The IEA's Stated Policies Scenario (STEPS), which is based on prevailing policies worldwide, sees global demand — excluding biofuels — rising from 96.5mn b/d in 2022 to 101.5mn b/d in 2030. This is 900,000 b/d below last year's scenario for 2030. From then on oil consumption begins a long but slow decline, falling by just over 4mn b/d to 97.4mn b/d in 2050.

The IEA puts the downward revision from last year's WEO mainly down to the "astounding rise in electric vehicle sales" which is now affecting oil demand for road transport. While demand for use in petrochemicals, aviation and shipping continues to grow up to 2050, this is not enough to offset falls in demand for road transport, along with the power and buildings sectors, the IEA said.

The IEA's baseline scenario is in stark contrast to that of Opec, which earlier this month massively raised its global oil demand projection up to 2045.

The WEO explores two other scenarios — the Announced Pledges Scenario (APS) assumes government targets on emissions are met in full and on time, and the Net Zero Emissions by 2050 Scenario (NZE) lays a path to limit global warming to 1.5°C.

In APS, oil demand falls to 92.5mn b/d by 2030 and 54.8mn b/d by 2050, led by sharper declines in oil demand for road transport with "EVs accounting for more than 75pc of passenger car and truck sales in 2050." In NZE, oil demand falls to 77.5mn b/d by 2030 and 24.3mn b/d in 2050.

On the supply side, the STEPS scenario sees US tight oil output increasing by 2mn b/d between 2022 and 2030, to around 9.5mn b/d. Output peaks soon after and falls to around 8.5mn b/d by 2050. Other major additions come from Brazil and Guyana, with the latter boosting output to 2mn b/d by the mid 2030s. Opec production rises by just 1mn b/d by 2030, as African members' contributions fall by 1.5mn b/d. Opec's share of global oil production rises from 36pc in 2022 to 42pc in 2050.

Russian production falls by around 3.5mn b/d between 2022 and 2050 "as it struggles to maintain output from existing fields or to develop large new ones."

Tense Middle East

The IEA said some of the immediate pressures from the global energy crisis had eased, but it called attention to "unsettled" energy markets, geopolitics and the global economy.
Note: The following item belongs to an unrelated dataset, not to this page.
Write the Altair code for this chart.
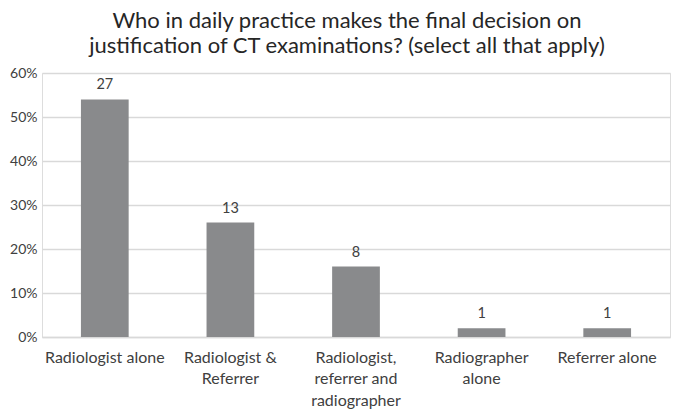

"A tense situation in the Middle East is a reminder of hazards in oil markets a year after Russia cut gas supplies to Europe," the IEA said. "This underscores once again the frailties of the fossil fuel age."

The agency said oil and gas investment now is almost double the level required under the NZE scenario. It expects this to come in at around $800bn in 2023, broadly in line with the level needed in STEPS to 2030, that "industry today does not see a significant near-term reduction in demand as likely."

STEPS sees energy-related CO2 emissions peaking in the mid-2020s but emissions remain high enough to increase global average temperatures to around 2.4C in 2100.

"Bending the emissions curve onto a path consistent with 1.5C remains possible but very difficult," the IEA said.